Other community detection methods
There are several other community detection methods. Those implemented in igraph are briefly described below:
-
cluster_fast_greedy starts out with each vertex in our network in a one-vertex group of its own, and then successively amalgamate groups in pairs, choosing at each step the pair whose amalgamation gives the biggest increase in modularity, or the smallest decrease if no choice gives an increase. Eventually all vertices are amalgamated into a single large community and the algorithm ends. Then we go back over the states through which the network passed during the course of the algorithm and select the one with the highest value of the modularity.
-
cluster_edge_betweenness looks for the edges that lie between communities. If we can find and remove these edges, we will be left with just the isolated communities. To identify edges between communities one common approach is to use edge betweenness centrality, which counts the number of geodesic paths that run along edges. A less expensive alternative would be to look for edges that belong to an unusually small number of short loops.
-
cluster_walktrap is an approach based on random walks. The general idea is that if you perform random walks on the graph, then the walks are more likely to stay within the same community because there are only a few edges that lead outside a given community. This method runs short random walks of 3-4-5 steps (depending on one of its parameters) and uses the results of these random walks to merge separate communities in a bottom-up manner. You can use the modularity score to select where to cut the dendrogram.
-
cluster_spinglass is an approach from statistical physics, based on the so-called Potts model. In this model, each particle (i.e. vertex) can be in one of $k$ spin states, and the interactions between the particles (i.e. the edges of the graph) specify which pairs of vertices would prefer to stay in the same spin state and which ones prefer to have different spin states. The model is then simulated for a given number of steps, and the spin states of the particles in the end define the communities. The method is not particularly fast and not deterministic (because of the simulation itself), but has a tunable resolution parameter that determines the cluster sizes.
-
cluster_label_prop
is a simple approach in which every node is assigned one of $k$ labels. The method then proceeds iteratively and re-assigns labels to nodes in a way that each node takes the most frequent label of its neighbors in a synchronous manner. The method stops when the label of each node is one of the most frequent labels in its neighborhood. It is very fast but yields different results based on the initial configuration (which is decided randomly), therefore one should run the method a large number of times and then build a consensus labeling, which could be tedious.
-
cluster_infomap is based on information theoretic principles; it tries to build a grouping which provides the shortest description length for a random walk on the graph, where the description length is measured by the expected number of bits per vertex required to encode the path of a random walk. The underlying intuition is the following: when we describe a network as a set of interconnected communities, we are highlighting certain regularities of the network's structure while filtering out the relatively unimportant details. Thus, a modular description of a network can be viewed as a lossy compression of that network's topology.

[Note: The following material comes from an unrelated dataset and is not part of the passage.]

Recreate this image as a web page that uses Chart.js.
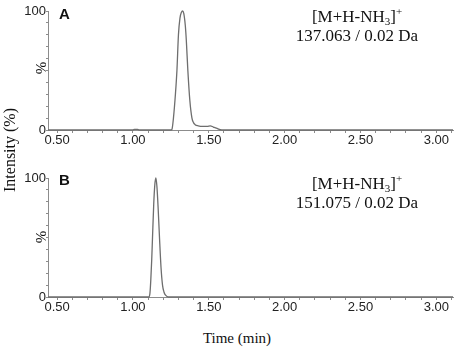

The best maps are those that convey a great deal of information while requiring minimal bandwidth; i.e., they are good compressions.
-
cluster_louvain
is based on the modularity measure and a hierarchical approach. Initially, each vertex is assigned to a community on its own. In every step, vertices are re-assigned to communities in a local, greedy way: each vertex is moved to the community with which it achieves the highest contribution to modularity. When no vertices can be reassigned, each community is considered a vertex on its own, and the process starts again with the merged communities. The process stops when there is only a single vertex left or when the modularity cannot be increased any more in a step. Leiden community detection in a recent improvement over Louvain algorithm (here an implementation in Python).
-
cluster_optimal calculates the optimal community structure for a graph, in terms of maximal modularity score.
The calculation is done by transforming the modularity maximization into an integer programming problem, and then calling the GLPK library to solve that. Graphs with up to fifty vertices should be fine, graphs with a couple of hundred vertices might be possible.